“Don’t put all your eggs in one basket.”
It’s a common expression, but did you know it’s also valuable advice when investing? Diversification — a common strategy when building a portfolio — involves investing in a variety of assets rather than one particular asset class.
Why is a diversified portfolio so important?
There are three key reasons why diversifying is important:
A diversified portfolio helps minimize risk. Stocks can be a risky investment at any time, but with a diversified portfolio, you can help minimize the risk by spreading that risk among a variety of investments.
Diversifying can help investors maintain capital. Someone purchasing stock at the age of 30 has a much different investment goal than someone age 50. For older investors, it may be much more important to maintain capital than it is to increase capital.
You’ll have a much better chance at generating dividends if your portfolio of stocks is diversified. When one stock is performing well, chances are that another stock has dipped. By having a significant investment in both, you’ll help to offset any potential losses from underperforming stock.
It’s also common for one particular type of asset to perform better over a specific period of time, depending on external factors such as
Current interest rates
Current market conditions
But it’s also important to remember that while one investment may be outperforming others, the standard is that there is no particular investment that will continually outperform others over the long term.
But what is a diversified portfolio?
A diversified portfolio is one where investments vary, with exposure to one particular type of asset is limited. Diversifying can look like two very different things to young investors and those nearing retirement age. Young investors are much more likely to be comfortable riding out the peaks and valleys of their investment portfolio, while investors nearing retirement age are more likely to be interested in slow growth and a more consistent performance without the volatility that more risky investments may face.

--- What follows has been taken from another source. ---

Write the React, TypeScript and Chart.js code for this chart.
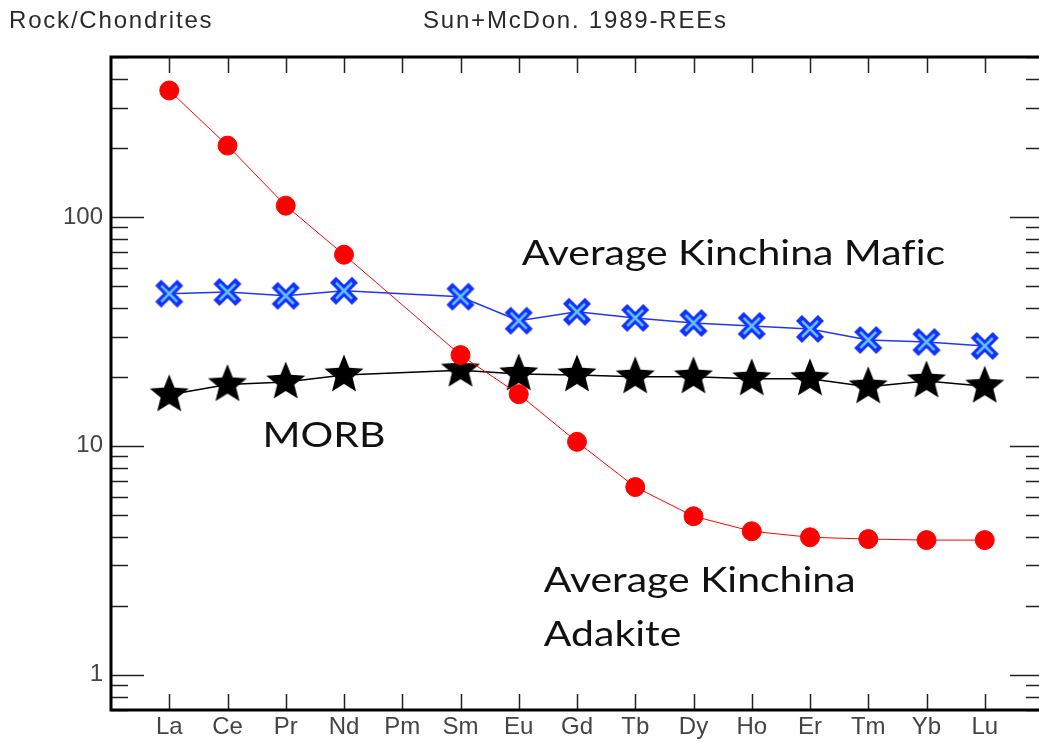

In order to truly diversify your investment portfolio, many professionals recommend that your portfolio consists of the following:
Domestic Stocks. Stocks are perhaps the most volatile investment in a portfolio, but they also represent the best chance for growth. Short term investment in stocks carries the biggest risk, but stocks can also provide the biggest reward if they are held on to for a significant amount of time.
Bonds. Considered less volatile than stocks, bonds can provide a shield against market instability created by stock investments. Stocks also typically provide regular interest income. For those looking for a more significant return, high-yields bonds can be purchased, but they also carry a higher-risk.
Money Market Investments. While ultra-conservative, money market accounts and similar investments such as a short-term CD can provide stability and safety that other investment options may not.
International Stock. International stock can provide a higher return than their U.S. counterparts, but they can also carry a higher risk. However, for those looking to diversify their portfolio, international stock can be a good addition.
The key to diversification is to find the right balance between risk and stability and add accordingly, which allows you to reach your goals while also worrying less.